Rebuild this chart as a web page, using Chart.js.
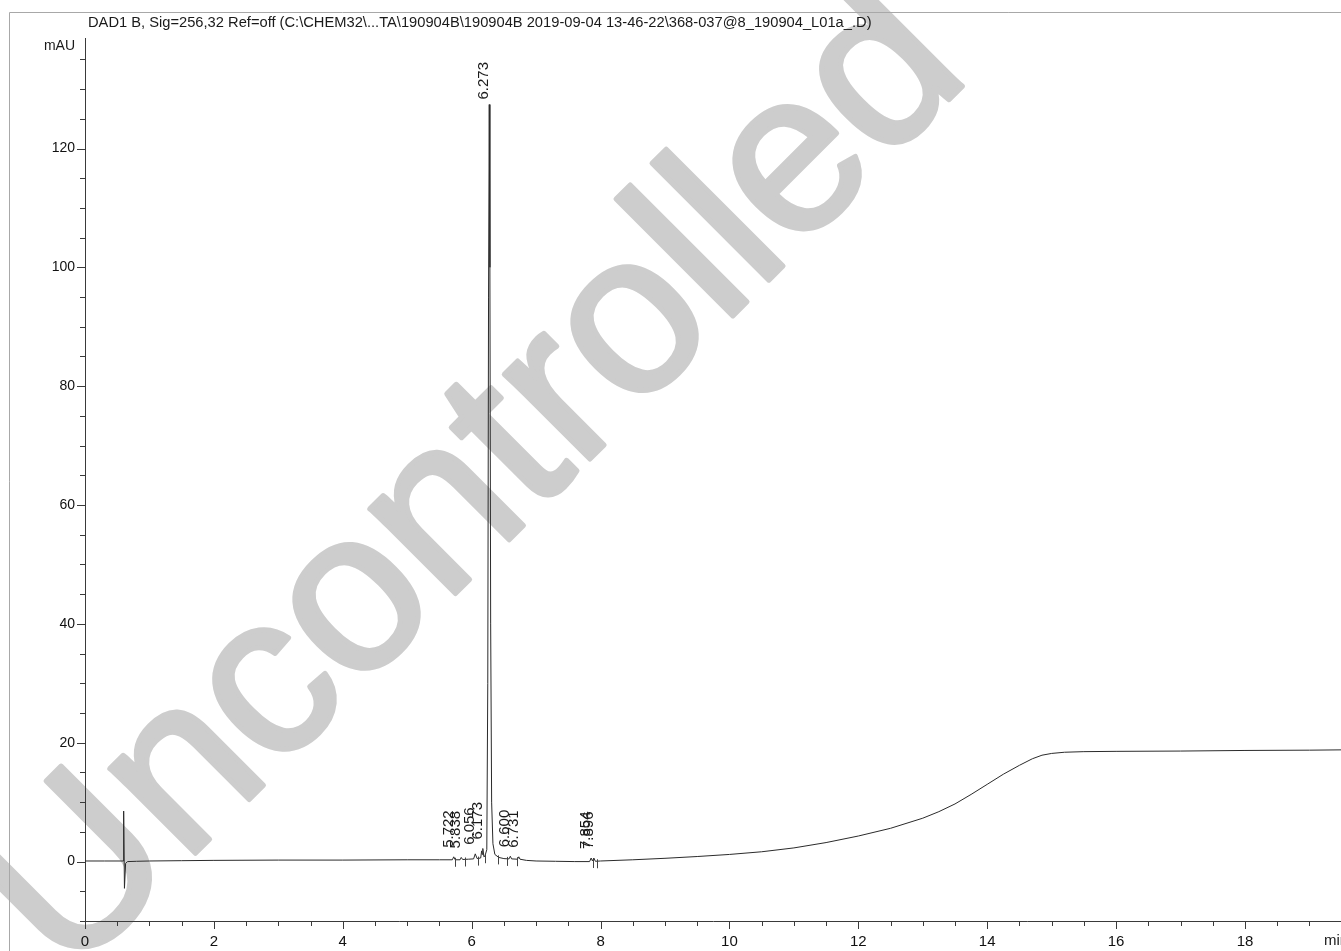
<!DOCTYPE html>
<html>
<head>
<meta charset="utf-8">
<title>DAD1 B chromatogram</title>
<script src="https://cdn.jsdelivr.net/npm/chart.js@4.4.1/dist/chart.umd.min.js"></script>
<style>
  html, body { margin: 0; padding: 0; background: #fff; overflow: hidden; }
  #wrap { width: 1341px; height: 951px; position: relative; }
</style>
</head>
<body>
<div id="wrap"><canvas id="chrom" width="1341" height="951"></canvas></div>
<script>
// Detector trace: retention time (min) and absorbance (mAU)
const timeMin = [
  0, 0.3, 0.59, 0.600, 0.612, 0.63, 0.66, 0.8, 1.0, 1.5, 2.0, 3.0, 4.0, 5.0, 5.5,
  5.70, 5.722, 5.745, 5.82, 5.838, 5.86, 5.95, 6.03, 6.056, 6.085, 6.14, 6.155, 6.165,
  6.173, 6.19, 6.205, 6.235, 6.250, 6.262, 6.273, 6.283, 6.295, 6.31, 6.33, 6.36,
  6.42, 6.50, 6.58, 6.600, 6.62, 6.71, 6.731, 6.75, 6.85, 7.0, 7.3, 7.6, 7.83,
  7.854, 7.875, 7.896, 7.92, 8.0, 8.5, 9.0, 9.5, 10.0, 10.5, 11.0, 11.5, 12.0,
  12.5, 13.0, 13.25, 13.5, 13.75, 14.0, 14.25, 14.5, 14.7, 14.85, 15.0, 15.2, 15.5,
  16.0, 17.0, 18.0, 19.0, 19.49
];
const signalMAU = [
  0.1, 0.1, 0.1, 8.5, -4.5, -0.3, 0.0, 0.05, 0.1, 0.15, 0.2, 0.25, 0.25, 0.3, 0.3,
  0.3, 0.8, 0.3, 0.3, 0.7, 0.35, 0.4, 0.45, 1.3, 0.5, 0.6, 1.8, 1.2,
  2.2, 0.8, 0.9, 2.0, 30, 95, 127.4, 100, 40, 10, 3, 1.2,
  0.7, 0.5, 0.45, 0.9, 0.45, 0.4, 0.8, 0.4, 0.2, 0.1, 0.05, 0.0, 0.0,
  0.6, 0.1, 0.6, 0.05, 0.1, 0.3, 0.55, 0.85, 1.2, 1.65, 2.3, 3.2, 4.3,
  5.6, 7.3, 8.4, 9.7, 11.3, 13.0, 14.7, 16.2, 17.3, 17.9, 18.2, 18.4, 18.5,
  18.55, 18.6, 18.7, 18.75, 18.8
];

// Integrated peaks (retention times printed above each apex)
const peakTimes = [5.722, 5.838, 6.056, 6.173, 6.273, 6.600, 6.731, 7.854, 7.896];
const peakLabels = ['5.722', '5.838', '6.056', '6.173', '6.273', '6.600', '6.731', '7.854', '7.896'];

// Integration baseline start/stop markers (min)
const markTimes = [5.74, 5.90, 6.10, 6.21, 6.41, 6.55, 6.70, 7.88, 7.94];

// Axis tick labels
const xTickValues = [0, 2, 4, 6, 8, 10, 12, 14, 16, 18];
const yTickValues = [0, 20, 40, 60, 80, 100, 120];

const titleText = 'DAD1 B, Sig=256,32 Ref=off (C:\\CHEM32\\...TA\\190904B\\190904B 2019-09-04 13-46-22\\368-037@8_190904_L01a_.D)';
const FONT = '"Liberation Sans", Arial, Helvetica, sans-serif';
const AXIS_COLOR = '#3a3a3a';

function signalAt(t) {
  for (let i = 0; i < timeMin.length; i++) {
    if (Math.abs(timeMin[i] - t) < 1e-9) return signalMAU[i];
  }
  for (let i = 1; i < timeMin.length; i++) {
    if (timeMin[i] >= t) return Math.min(signalMAU[i - 1], signalMAU[i]);
  }
  return signalMAU[signalMAU.length - 1];
}

const watermark = {
  id: 'watermark',
  beforeDraw(chart) {
    const ctx = chart.ctx;
    ctx.save();
    ctx.fillStyle = '#ffffff';
    ctx.fillRect(0, 0, chart.width, chart.height);
    ctx.translate(476, 484);
    ctx.rotate(-Math.PI / 4);
    ctx.font = '228px ' + FONT;
    ctx.fillStyle = '#cdcdcd';
    ctx.strokeStyle = '#cdcdcd';
    ctx.lineWidth = 5;
    ctx.lineJoin = 'round';
    ctx.textAlign = 'center';
    ctx.textBaseline = 'middle';
    ctx.fillText('Uncontrolled', 0, 0);
    ctx.strokeText('Uncontrolled', 0, 0);
    ctx.restore();
  }
};

const decorations = {
  id: 'decorations',
  afterDraw(chart) {
    const ctx = chart.ctx;
    const xs = chart.scales.x;
    const ys = chart.scales.y;
    const area = chart.chartArea;
    ctx.save();

    // outer frame
    ctx.strokeStyle = '#a8a8a8';
    ctx.lineWidth = 1;
    ctx.beginPath();
    ctx.moveTo(9.5, 951);
    ctx.lineTo(9.5, 12.5);
    ctx.lineTo(1341, 12.5);
    ctx.stroke();

    // axis tick marks
    ctx.strokeStyle = AXIS_COLOR;
    ctx.beginPath();
    for (let v = 0; v <= xs.max + 1e-9; v += 0.5) {
      const px = Math.round(xs.getPixelForValue(v)) + 0.5;
      const major = Math.abs(v / 2 - Math.round(v / 2)) < 1e-9;
      ctx.moveTo(px, area.bottom);
      ctx.lineTo(px, area.bottom + (major ? 8 : 5));
    }
    for (let v = -10; v <= ys.max + 1e-9; v += 5) {
      const py = Math.round(ys.getPixelForValue(v)) + 0.5;
      const major = v % 20 === 0;
      ctx.moveTo(area.left, py);
      ctx.lineTo(area.left - (major ? 8 : 5), py);
    }
    ctx.stroke();

    // integration markers
    ctx.strokeStyle = '#444';
    ctx.beginPath();
    markTimes.forEach(t => {
      const px = Math.round(xs.getPixelForValue(t)) + 0.5;
      const py = ys.getPixelForValue(signalAt(t));
      ctx.moveTo(px, py - 2);
      ctx.lineTo(px, py + 7);
    });
    ctx.stroke();

    // texts
    ctx.fillStyle = '#1a1a1a';
    ctx.font = '14.7px ' + FONT;
    ctx.textAlign = 'left';
    ctx.textBaseline = 'alphabetic';
    ctx.fillText(titleText, 88, 27);
    ctx.font = '14px ' + FONT;
    ctx.textAlign = 'right';
    ctx.fillText('mAU', 75, 50);
    ctx.font = '15px ' + FONT;
    ctx.textAlign = 'left';
    ctx.textBaseline = 'top';
    ctx.fillText('min', 1324, area.bottom + 12);

    // peak retention-time labels
    ctx.font = '15px ' + FONT;
    ctx.textAlign = 'left';
    ctx.textBaseline = 'alphabetic';
    peakTimes.forEach((t, i) => {
      const px = xs.getPixelForValue(t);
      const py = ys.getPixelForValue(signalAt(t));
      const gap = signalAt(t) > 20 ? 5 : 9;
      ctx.save();
      ctx.translate(px - 1, py - gap);
      ctx.rotate(-Math.PI / 2);
      ctx.fillText(peakLabels[i], 0, 0);
      ctx.restore();
    });
    ctx.restore();
  }
};

const points = timeMin.map((t, i) => ({ x: t, y: signalMAU[i] }));

new Chart(document.getElementById('chrom'), {
  type: 'line',
  data: {
    datasets: [{
      data: points,
      borderColor: '#2b2b2b',
      borderWidth: 1,
      pointRadius: 0,
      tension: 0,
      fill: false
    }]
  },
  options: {
    responsive: false,
    animation: false,
    devicePixelRatio: 1,
    layout: { padding: { top: 38, left: 0, right: 0, bottom: 0 } },
    plugins: { legend: { display: false }, tooltip: { enabled: false }, title: { display: false } },
    scales: {
      x: {
        type: 'linear',
        min: 0,
        max: 19.49,
        afterFit(s) { s.height = 30; },
        afterBuildTicks(s) { s.ticks = xTickValues.map(v => ({ value: v })); },
        ticks: {
          callback: v => String(v),
          font: { size: 15, family: FONT },
          color: '#111',
          padding: 12,
          maxRotation: 0,
          autoSkip: false
        },
        grid: { display: false, drawTicks: false },
        border: { display: true, color: AXIS_COLOR, width: 1 }
      },
      y: {
        min: -10,
        max: 138.6,
        afterFit(s) { s.width = 85; },
        afterBuildTicks(s) { s.ticks = yTickValues.map(v => ({ value: v })); },
        ticks: {
          callback: v => String(v),
          font: { size: 14, family: FONT },
          color: '#111',
          padding: 10,
          autoSkip: false
        },
        grid: { display: false, drawTicks: false },
        border: { display: true, color: AXIS_COLOR, width: 1 }
      }
    }
  },
  plugins: [watermark, decorations]
});
</script>
</body>
</html>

* **TASK TO CARRY OUT**
Everything from the top line of the data down to and including the line with "const AXIS_COLOR = '#3a3a3a';" is to be copied, except the pictures.

* **RESULT**
Rebuild this chart as a web page, using Chart.js.
<!DOCTYPE html>
<html>
<head>
<meta charset="utf-8">
<title>DAD1 B chromatogram</title>
<script src="https://cdn.jsdelivr.net/npm/chart.js@4.4.1/dist/chart.umd.min.js"></script>
<style>
  html, body { margin: 0; padding: 0; background: #fff; overflow: hidden; }
  #wrap { width: 1341px; height: 951px; position: relative; }
</style>
</head>
<body>
<div id="wrap"><canvas id="chrom" width="1341" height="951"></canvas></div>
<script>
// Detector trace: retention time (min) and absorbance (mAU)
const timeMin = [
  0, 0.3, 0.59, 0.600, 0.612, 0.63, 0.66, 0.8, 1.0, 1.5, 2.0, 3.0, 4.0, 5.0, 5.5,
  5.70, 5.722, 5.745, 5.82, 5.838, 5.86, 5.95, 6.03, 6.056, 6.085, 6.14, 6.155, 6.165,
  6.173, 6.19, 6.205, 6.235, 6.250, 6.262, 6.273, 6.283, 6.295, 6.31, 6.33, 6.36,
  6.42, 6.50, 6.58, 6.600, 6.62, 6.71, 6.731, 6.75, 6.85, 7.0, 7.3, 7.6, 7.83,
  7.854, 7.875, 7.896, 7.92, 8.0, 8.5, 9.0, 9.5, 10.0, 10.5, 11.0, 11.5, 12.0,
  12.5, 13.0, 13.25, 13.5, 13.75, 14.0, 14.25, 14.5, 14.7, 14.85, 15.0, 15.2, 15.5,
  16.0, 17.0, 18.0, 19.0, 19.49
];
const signalMAU = [
  0.1, 0.1, 0.1, 8.5, -4.5, -0.3, 0.0, 0.05, 0.1, 0.15, 0.2, 0.25, 0.25, 0.3, 0.3,
  0.3, 0.8, 0.3, 0.3, 0.7, 0.35, 0.4, 0.45, 1.3, 0.5, 0.6, 1.8, 1.2,
  2.2, 0.8, 0.9, 2.0, 30, 95, 127.4, 100, 40, 10, 3, 1.2,
  0.7, 0.5, 0.45, 0.9, 0.45, 0.4, 0.8, 0.4, 0.2, 0.1, 0.05, 0.0, 0.0,
  0.6, 0.1, 0.6, 0.05, 0.1, 0.3, 0.55, 0.85, 1.2, 1.65, 2.3, 3.2, 4.3,
  5.6, 7.3, 8.4, 9.7, 11.3, 13.0, 14.7, 16.2, 17.3, 17.9, 18.2, 18.4, 18.5,
  18.55, 18.6, 18.7, 18.75, 18.8
];

// Integrated peaks (retention times printed above each apex)
const peakTimes = [5.722, 5.838, 6.056, 6.173, 6.273, 6.600, 6.731, 7.854, 7.896];
const peakLabels = ['5.722', '5.838', '6.056', '6.173', '6.273', '6.600', '6.731', '7.854', '7.896'];

// Integration baseline start/stop markers (min)
const markTimes = [5.74, 5.90, 6.10, 6.21, 6.41, 6.55, 6.70, 7.88, 7.94];

// Axis tick labels
const xTickValues = [0, 2, 4, 6, 8, 10, 12, 14, 16, 18];
const yTickValues = [0, 20, 40, 60, 80, 100, 120];

const titleText = 'DAD1 B, Sig=256,32 Ref=off (C:\\CHEM32\\...TA\\190904B\\190904B 2019-09-04 13-46-22\\368-037@8_190904_L01a_.D)';
const FONT = '"Liberation Sans", Arial, Helvetica, sans-serif';
const AXIS_COLOR = '#3a3a3a';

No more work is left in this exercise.